Technically, "The Pacific" really couldn't be better. The cinematography by Remi Adefarasin and Stephen Windon is evocative and feature quality, calling to mind a number of post-"Saving Private Ryan" war films, without necessarily copying any. Because of the tropical locations and the disparate fighting terrain, "The Pacific" also looks almost nothing like "Band of Brothers." The color and texture are their own thing.
The editing is crisp and bracing. The visual effects are either beautiful or completely invisible, depending on the intent (and also outstrip "Band of Brothers" at every turn). And while I can't point to which score contributions came from Hans Zimmer, Geoff Zanelli or Blake Neely, the music is always terrific. Really, the number of different technical categories in which "The Pacific" presumably has Emmys already locked up -- sound editing, costuming, production design, etc. -- is legion. And it's especially amazing that into this mix, the miniseries threw a slew of directors, with Tim Van Patten, Jeremy Podeswa and David Nutter all working on multiple episodes.
How certain entries within this genre do or do not strike a personal chord becomes totally subjective. My grandfather fought in Europe and, coupled the inevitable personalization of Holocaust-inflected stories, that probably explains why "Band of Brothers" impacted me marginally more than "The Pacific" did. As we like to say, your results may vary. "The Pacific" is still well enough acted and written and the story and the sacrifices are so inherently powerful that I spent a lot of the last few hours sniffly and misty-eyed.

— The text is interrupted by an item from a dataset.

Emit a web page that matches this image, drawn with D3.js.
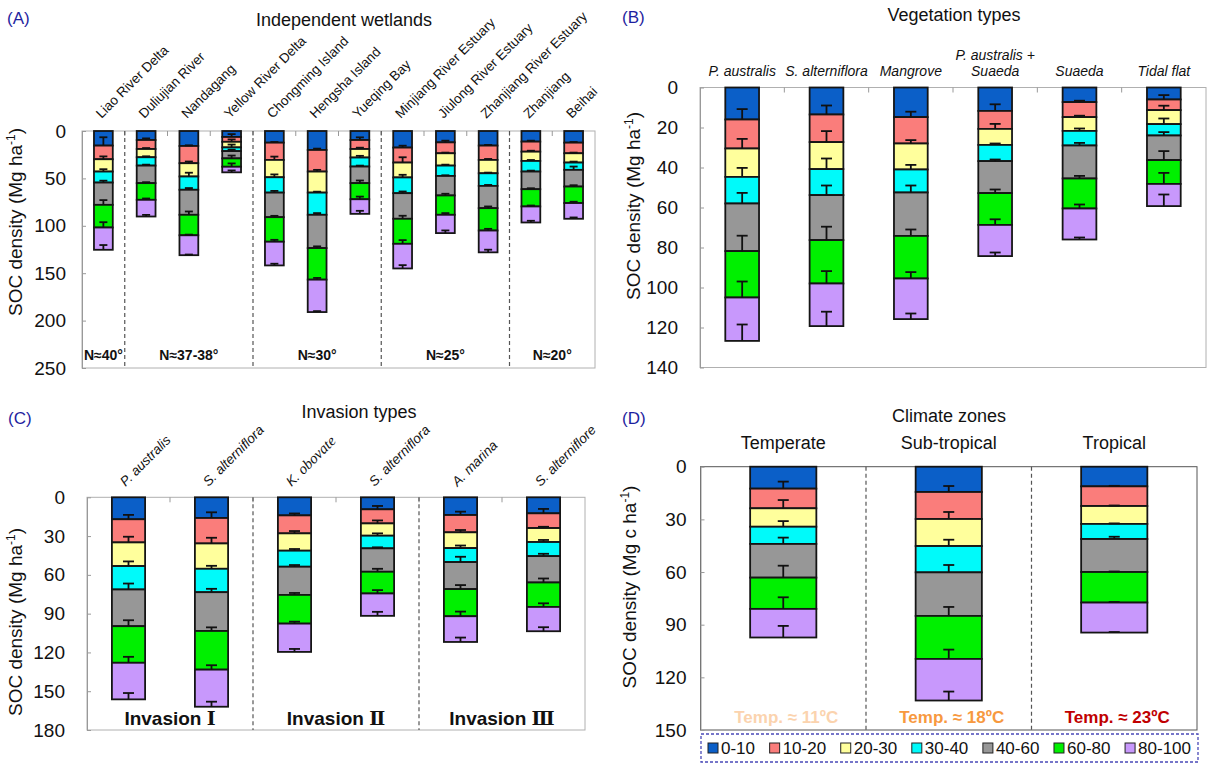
<!DOCTYPE html>
<html>
<head>
<meta charset="utf-8" />
<script src="https://d3js.org/d3.v7.min.js"></script>
<style>
  * { margin: 0; padding: 0; }
  body { background: #fff; }
  svg { display: block; font-family: Arial, "Liberation Sans", sans-serif; }
</style>
</head>
<body>
<svg width="1208" height="764"></svg>
<script>
// depth layers (cm) shared by all four panels
const layers = ["0-10", "10-20", "20-30", "30-40", "40-60", "60-80", "80-100"];
const layerColors = ["#0b5fc8", "#fa7d7b", "#ffff9c", "#00fafa", "#979797", "#00f000", "#c898fc"];

// (A) independent wetlands, SOC per layer and error
const wetlandSites = ["Liao River Delta", "Duliujian River", "Nandagang", "Yellow River Delta",
  "Chongming Island", "Hengsha Island", "Yueqing Bay", "Minjiang River Estuary",
  "Jiulong River Estuary", "Zhanjiang River Estuary", "Zhanjiang", "Beihai"];
const wetlandSOC = [
  [15.4, 14.4, 13.0, 11.6, 23.5, 23.9, 23.5],
  [9.5, 9.5, 8.7, 8.8, 18.5, 17.6, 17.6],
  [15.8, 18.2, 14.0, 14.0, 26.4, 21.6, 21.0],
  [6.3, 5.1, 5.9, 3.9, 7.7, 8.8, 5.9],
  [12.3, 18.2, 18.3, 16.2, 25.9, 25.9, 25.0],
  [20.0, 22.8, 22.2, 23.4, 35.1, 33.3, 34.2],
  [9.5, 9.5, 9.0, 9.5, 17.5, 17.0, 15.4],
  [17.5, 15.8, 15.7, 16.6, 27.0, 26.4, 26.0],
  [12.0, 11.5, 13.0, 10.9, 20.6, 20.4, 19.3],
  [15.4, 15.1, 14.1, 13.3, 23.5, 23.6, 23.0],
  [11.2, 10.6, 9.8, 11.2, 18.6, 18.2, 16.9],
  [12.3, 11.2, 9.8, 7.7, 17.6, 17.4, 16.6]
];
const wetlandSE = [
  [8.8, 3.0, 2.5, 2.0, 5.0, 5.6, 5.0],
  [1.7, 1.0, 1.0, 1.0, 1.0, 1.4, 1.7],
  [0.7, 1.8, 4.0, 1.8, 3.5, 0.7, 0.7],
  [3.0, 2.5, 3.0, 1.5, 3.0, 3.5, 2.0],
  [0.7, 3.5, 3.0, 1.8, 1.4, 2.0, 1.8],
  [1.4, 1.8, 1.0, 1.8, 1.8, 1.8, 1.0],
  [2.8, 1.4, 1.8, 1.0, 2.8, 2.8, 3.2],
  [2.0, 5.6, 2.8, 1.8, 3.2, 3.9, 3.5],
  [1.8, 0.7, 1.0, 0.7, 1.8, 1.8, 2.8],
  [0.7, 1.0, 0.7, 1.0, 1.8, 1.8, 2.8],
  [1.0, 1.0, 1.0, 1.0, 1.0, 1.0, 1.8],
  [0.7, 0.7, 1.0, 3.5, 1.4, 1.4, 1.4]
];
const latitudeLabels = ["N≈40°", "N≈37-38°", "N≈30°", "N≈25°", "N≈20°"];
const latitudeGroupSize = [1, 3, 3, 3, 2];
const wetlandTicks = [0, 50, 100, 150, 200, 250];

// (B) vegetation types
const vegTypes = ["P. australis", "S. alterniflora", "Mangrove", "P. australis +\nSuaeda", "Suaeda", "Tidal flat"];
const vegSOC = [
  [16.0, 14.5, 14.2, 13.3, 23.8, 23.2, 21.7],
  [13.5, 13.8, 13.5, 13.0, 22.5, 21.7, 21.3],
  [14.8, 13.2, 13.0, 11.5, 21.7, 21.3, 20.3],
  [11.7, 9.0, 8.0, 8.1, 16.0, 15.9, 15.6],
  [7.3, 7.5, 6.9, 7.3, 16.5, 15.0, 15.5],
  [6.0, 5.3, 7.0, 5.7, 12.3, 11.9, 11.1]
];
const vegSE = [
  [5.2, 4.8, 4.5, 5.3, 7.7, 8.0, 8.2],
  [4.5, 5.5, 5.3, 4.8, 6.7, 6.2, 7.2],
  [2.7, 1.7, 2.3, 3.5, 3.2, 3.2, 2.8],
  [3.3, 2.5, 0.7, 0.8, 1.8, 2.8, 1.8],
  [0.7, 0.7, 1.2, 1.3, 1.3, 2.0, 1.0],
  [2.2, 2.2, 2.8, 1.7, 4.5, 5.5, 5.8]
];
const vegTicks = [0, 20, 40, 60, 80, 100, 120, 140];

// (C) invasion types
const invasionTypes = ["P. australis", "S. alterniflora", "K. obovate", "S. alterniflora ", "A. marina", "S. alterniflore"];
const invasionSOC = [
  [17.0, 17.9, 18.3, 18.1, 28.4, 28.3, 28.3],
  [16.0, 19.7, 19.6, 18.1, 30.0, 29.9, 28.7],
  [14.0, 13.9, 13.4, 12.4, 21.8, 22.2, 21.9],
  [9.3, 10.9, 9.5, 9.8, 18.1, 16.8, 17.3],
  [13.7, 13.4, 12.2, 10.8, 20.9, 21.0, 19.9],
  [12.4, 11.4, 10.8, 10.9, 20.4, 18.9, 18.8]
];
const invasionSE = [
  [3.4, 4.4, 3.6, 4.6, 4.6, 4.6, 4.9],
  [4.4, 4.4, 2.3, 2.6, 2.8, 3.4, 3.9],
  [1.5, 1.8, 1.3, 1.3, 1.5, 1.5, 2.3],
  [2.6, 2.3, 1.8, 0.8, 2.3, 2.6, 3.1],
  [2.6, 1.8, 2.0, 4.1, 3.1, 3.6, 3.4],
  [3.4, 1.0, 1.6, 1.8, 3.1, 2.8, 3.1]
];
const invasionGroups = ["Ⅰ", "Ⅱ", "Ⅲ"];
const invasionTicks = [0, 30, 60, 90, 120, 150, 180];

// (D) climate zones
const climateZones = ["Temperate", "Sub-tropical", "Tropical"];
const climateSOC = [
  [12.5, 11.2, 10.5, 9.8, 19.2, 17.8, 16.3],
  [14.4, 15.4, 15.4, 15.0, 24.8, 24.5, 23.7],
  [11.2, 11.2, 10.2, 8.6, 18.8, 17.4, 17.1]
];
const climateSE = [
  [4.0, 4.7, 3.2, 3.6, 6.8, 6.6, 6.6],
  [3.4, 4.0, 3.6, 4.2, 5.1, 5.3, 5.1],
  [0.3, 0.3, 0.3, 1.3, 0.3, 0.3, 0.3]
];
const climateTemps = ["Temp. ≈ 11ºC", "Temp. ≈ 18ºC", "Temp. ≈ 23ºC"];
const tempColors = ["#fbd3ae", "#f7993f", "#c00000"];
const climateTicks = [0, 30, 60, 90, 120, 150];

const svg = d3.select("svg");
const panelBlue = "#1f1f9f";

// stacked depth bars with error bars; returns scales so labels can be placed
function stackedPanel(o) {
  const g = svg.append("g");
  const x = d3.scaleBand().domain(o.cats).range([o.x0, o.x1])
    .paddingInner(o.pad).paddingOuter(o.pad / 2);
  const y = d3.scaleLinear().domain([0, o.ymax]).range([o.y0, o.y1]);

  g.append("rect")
    .attr("x", o.x0).attr("y", o.y0)
    .attr("width", o.x1 - o.x0).attr("height", o.y1 - o.y0)
    .attr("fill", "none").attr("stroke", o.frame || "#b0b0b0").attr("stroke-width", 1);

  const ax = g.append("g")
    .attr("transform", `translate(${o.x0},0)`)
    .call(d3.axisLeft(y).tickValues(o.ticks).tickSizeInner(-4).tickSizeOuter(0).tickPadding(o.tickPad));
  ax.select(".domain").attr("stroke", "#999");
  ax.selectAll(".tick line").attr("stroke", "#999");
  ax.selectAll(".tick text").attr("font-size", 19).attr("fill", "#111").attr("font-family", "Arial, 'Liberation Sans', sans-serif");

  // little category ticks on the top edge
  if (o.topTicks) {
    const step = x.step();
    g.selectAll(".ttick").data(d3.range(1, o.cats.length)).join("line")
      .attr("x1", i => o.x0 + i * step).attr("x2", i => o.x0 + i * step)
      .attr("y1", o.y0).attr("y2", o.y0 + 5)
      .attr("stroke", "#999");
  }

  // dashed separators between groups
  const step = x.step();
  g.selectAll(".sep").data(o.seps || []).join("line")
    .attr("x1", i => o.x0 + i * step).attr("x2", i => o.x0 + i * step)
    .attr("y1", o.y0).attr("y2", o.y1)
    .attr("stroke", "#555").attr("stroke-dasharray", "4,3").attr("stroke-width", 1.2);

  const table = o.cats.map((c, i) => {
    const row = { cat: c };
    layers.forEach((l, k) => { row[l] = o.soc[i][k]; });
    return row;
  });
  const series = d3.stack().keys(layers)(table);

  const bw = x.bandwidth();
  series.forEach((s, k) => {
    g.selectAll(null).data(s).join("rect")
      .attr("x", d => x(d.data.cat))
      .attr("y", d => y(d[0]))
      .attr("width", bw)
      .attr("height", d => y(d[1]) - y(d[0]))
      .attr("fill", layerColors[k])
      .attr("stroke", "#151515").attr("stroke-width", 1.8);
  });
  // error bars: from layer bottom back toward the surface
  series.forEach((s, k) => {
    s.forEach((d, i) => {
      const e = o.se[i][k];
      const cx = x(d.data.cat) + bw / 2;
      const yb = y(d[1]), yt = y(d[1] - e);
      g.append("line").attr("x1", cx).attr("x2", cx).attr("y1", yb).attr("y2", yt)
        .attr("stroke", "#111").attr("stroke-width", 1.8);
      g.append("line").attr("x1", cx - o.cap / 2).attr("x2", cx + o.cap / 2).attr("y1", yt).attr("y2", yt)
        .attr("stroke", "#111").attr("stroke-width", 1.8);
    });
  });
  return { g, x, y, step };
}

function yTitle(cx, cy, unit) {
  const t = svg.append("text")
    .attr("transform", `translate(${cx},${cy}) rotate(-90)`)
    .attr("text-anchor", "middle").attr("font-size", 19).attr("fill", "#111");
  t.append("tspan").text(`SOC density (${unit}`);
  t.append("tspan").attr("dy", -7).attr("font-size", 12).text("-1");
  t.append("tspan").attr("dy", 7).text(")");
}

function heading(letter, lx, ly, title, tx, ty) {
  svg.append("text").attr("x", lx).attr("y", ly).attr("font-size", 17).attr("fill", panelBlue).text(letter);
  svg.append("text").attr("x", tx).attr("y", ty).attr("text-anchor", "middle").attr("font-size", 18).attr("fill", "#111").text(title);
}

// ---------- (A)
const A = stackedPanel({ cats: wetlandSites, soc: wetlandSOC, se: wetlandSE, x0: 82, x1: 595, y0: 131, y1: 368,
  ymax: 250, ticks: wetlandTicks, pad: 0.56, cap: 8, tickPad: 16, topTicks: true,
  seps: d3.cumsum(latitudeGroupSize).slice(0, -1) });
heading("(A)", 7, 24, "Independent wetlands", 344, 26);
yTitle(22, 222, "Mg ha");
A.g.selectAll(".xl").data(wetlandSites).join("text")
  .attr("transform", d => `translate(${A.x(d) + A.x.bandwidth() / 2 - 2},119) rotate(-45)`)
  .attr("font-size", 13.5).attr("fill", "#111").text(d => d);
{
  const ends = d3.cumsum(latitudeGroupSize);
  A.g.selectAll(".lat").data(latitudeLabels).join("text")
    .attr("x", (d, i) => 82 + ((ends[i] - latitudeGroupSize[i]) + latitudeGroupSize[i] / 2) * A.step)
    .attr("y", 360).attr("text-anchor", "middle").attr("font-size", 14).attr("font-weight", "bold")
    .attr("fill", "#111").text(d => d);
}

// ---------- (B)
const B = stackedPanel({ cats: vegTypes, soc: vegSOC, se: vegSE, x0: 700, x1: 1206, y0: 87.5, y1: 367.5,
  ymax: 140, ticks: vegTicks, pad: 0.6, cap: 11, tickPad: 22, topTicks: true });
heading("(B)", 622, 23, "Vegetation types", 954, 21);
yTitle(640, 206, "Mg ha");
vegTypes.forEach(v => {
  const lines = v.split("\n");
  lines.forEach((ln, j) => {
    svg.append("text").attr("x", B.x(v) + B.x.bandwidth() / 2)
      .attr("y", 76 - (lines.length - 1 - j) * 16)
      .attr("text-anchor", "middle").attr("font-size", 14).attr("font-style", "italic")
      .attr("fill", "#111").text(ln);
  });
});

// ---------- (C)
const C = stackedPanel({ cats: invasionTypes, soc: invasionSOC, se: invasionSE, x0: 87, x1: 585, y0: 497.3, y1: 730,
  ymax: 180, ticks: invasionTicks, pad: 0.6, cap: 11, tickPad: 22, topTicks: true, seps: [2, 4] });
heading("(C)", 8, 424, "Invasion types", 359, 418);
yTitle(22, 622, "Mg ha");
invasionTypes.forEach(v => {
  const t = svg.append("text")
    .attr("transform", `translate(${C.x(v) + C.x.bandwidth() / 2 - 3},487) rotate(-45)`)
    .attr("font-size", 13.5).attr("font-style", "italic").attr("fill", "#111");
  if (v.startsWith("K. ")) {
    t.append("tspan").text("K. ");
    t.append("tspan").attr("font-family", "'Liberation Serif', serif").attr("font-size", 15).text(v.slice(3));
  } else {
    t.text(v.trim());
  }
});
invasionGroups.forEach((r, i) => {
  const t = svg.append("text").attr("x", 87 + (i * 2 + 1) * C.step).attr("y", 725)
    .attr("text-anchor", "middle").attr("font-size", 19).attr("font-weight", "bold").attr("fill", "#111");
  t.append("tspan").text("Invasion ");
  t.append("tspan").attr("font-family", "'DejaVu Serif', 'Liberation Serif', serif").text(r);
});

// ---------- (D)
const D = stackedPanel({ cats: climateZones, soc: climateSOC, se: climateSE, x0: 700.5, x1: 1197, y0: 466.7, y1: 730,
  ymax: 150, ticks: climateTicks, pad: 0.6, cap: 11, tickPad: 14, topTicks: false, seps: [1, 2], frame: "#555" });
heading("(D)", 622, 424, "Climate zones", 949, 422);
yTitle(636, 587, "Mg c ha");
climateZones.forEach((z, i) => {
  const cx = D.x(z) + D.x.bandwidth() / 2;
  svg.append("text").attr("x", cx).attr("y", 449).attr("text-anchor", "middle")
    .attr("font-size", 18).attr("fill", "#111").text(z);
  svg.append("text").attr("x", cx + 3).attr("y", 723).attr("text-anchor", "middle")
    .attr("font-size", 17).attr("font-weight", "bold").attr("fill", tempColors[i]).text(climateTemps[i]);
});

// ---------- legend
{
  const lx0 = 701, lx1 = 1198, ly0 = 734, ly1 = 762;
  svg.append("rect").attr("x", lx0).attr("y", ly0).attr("width", lx1 - lx0).attr("height", ly1 - ly0)
    .attr("fill", "none").attr("stroke", "#4a4ab8").attr("stroke-width", 1.3).attr("stroke-dasharray", "3,2");
  const lg = svg.append("g");
  const items = layers.map((l, k) => {
    const it = lg.append("g");
    it.append("rect").attr("x", 0).attr("y", -5).attr("width", 10).attr("height", 10)
      .attr("fill", layerColors[k]).attr("stroke", "#222").attr("stroke-width", 1);
    const tx = it.append("text").attr("x", 13).attr("y", 6).attr("font-size", 17).attr("fill", "#111").text(l);
    return { it, w: 13 + tx.node().getComputedTextLength() };
  });
  const total = d3.sum(items, d => d.w);
  const gap = (lx1 - lx0 - 14 - total) / (items.length - 1);
  let cx = lx0 + 7;
  items.forEach(d => { d.it.attr("transform", `translate(${cx},${(ly0 + ly1) / 2})`); cx += d.w + gap; });
}
</script>
</body>
</html>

A couple notes on ideal viewership: HBO is airing "The Pacific" at the rate of an hour per week over 10 weeks. That's pretty straight-forward, but I can't instantly vouch for how well it will play with that spacing. I watched "Band of Brothers" in a week-long marathon when it first came out on DVD and loved it. I then watched the first two episodes of "The Pacific" before TCA press tour and while I liked it, I wasn't fully on-board yet. Rewatching those first two episodes helped me improve my ability to identify all of the necessary characters and that may be a good strategy for other viewers as well. I then watched the next eight hours over two days and experienced almost no fatigue. I particularly recommend watching the last two hours as a two-hour block.
There's a lot of really good TV coming down the pike, with FX's "Justified" premiering next week and AMC's "Breaking Bad" also set to return. "The Pacific," though, is in a class of its own. It's nearly time for Television Critics Association Awards balloting and I can't foresee myself casting a vote for anything else as Program of the Year.
"The Pacific" premieres on HBO on Sunday, March 14.